I agree that 4/6 is more impressive than 4/4. At first, it seems like 4/4 is better because you never failed on the biggest stage. However, 4/4 vs 4/6 really means the 4/4 guy failed even earlier, in a less impressive game! In other words, they failed to come up in the clutch when it should have been easier to do so. To get to 6 superbowls means you had to come in clutch in 6 conference championship games, not just 4.
Now quick aside - in reality, especially in football, we probably ascribe too much importance to winning superbowls, since its a team sport with huge rosters, no 2 way players (so offense is only half and defense is only half, both divided by about 14 rotation players), and the playoffs are single elimination, so luck plays a bigger role. So it's hard to really evaluate and separate a QB from the team's performance and luck. But, for the sake of this, let's equate QB "Greatness" with winning. Additionally, the more important the game, the more "greatness" points you accrue.

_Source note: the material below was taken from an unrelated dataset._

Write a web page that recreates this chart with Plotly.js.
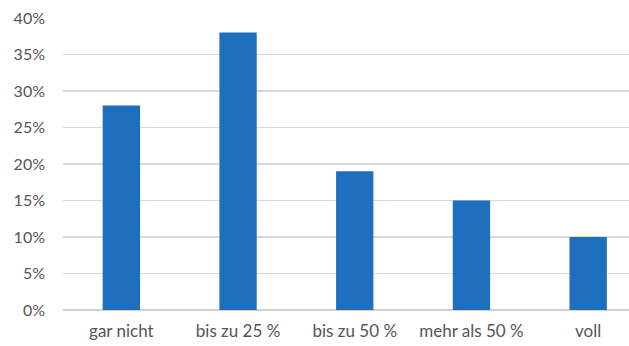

So back to QB greatness, accepting the premise that team wins in the post season really directly demonstrate QB greatness. Let's say making the playoffs is worth 1 point. Then winning the wild card game should be 2 points. Well there's our first problem; by being WORSE in the regular season, you could actually get an extra game and an extra "Greatness point." But it's clearly better to get a 1st round bye. So a first round bye has to be worth at least the same as a wild card win, because a bye and a WC win both get you to the Division Round. But it's worth a little more too because you got your team some rest. So 3 points for a first round bye. Then 5 points for a division round win. This means you make it to the conference round with either 9 points (for a bye and a Divisional Round Win and making the playoffs) or 8 points (making the playoffs, WC win, Divisional win). Then say 8 points for a conference championship win and getting to the super bowl. 12 points for a superbowl win. Therefore, a superbowl winner from the wild card slot gets 12+8+5+2+1 or 28 points. A superbowl winner from the 1st round bye gets 12+8+5+3+1 or 29 points. Superbowl loser gets 16-17 points. Let's look at some famous and not-so -famous QBs:

It's actually not a bad ranking, considering I made up the scoring BEFORE I saw how the ranking would come out. There's other things you could do, like add more QBs, add points for MVPs, Superbowl MVPs, etc, but that would add more time. I'll try to later. Maybe you could add a modifier for QBR or something to account for yards, TDs, completion percentage, etc. But the rank order is not that bad for "QB Greatness."
Brady comes out awesome. Bradshaw and Montana are studs. Peyton gets pretty docked, and it's clear to see why compared to Brady: lots of playoff appearances, but Brady's won 9 (Nine!) Divisional games, 6 Conference games, and 4 Superbowls to Manning's only 4 division wins (so thats 45 points for brady and 20 for manning), 3 conference games (48 to 24) and 1 superbowl (48 to 12).
This system HATES Marino, but I was actually surprised not that he hadn't won a superbowl (obviously I knew that), but how little playoff success he really had. Not like he was going deep every year like Barkley or Malone; he was just not doing much in the playoffs for how good he was.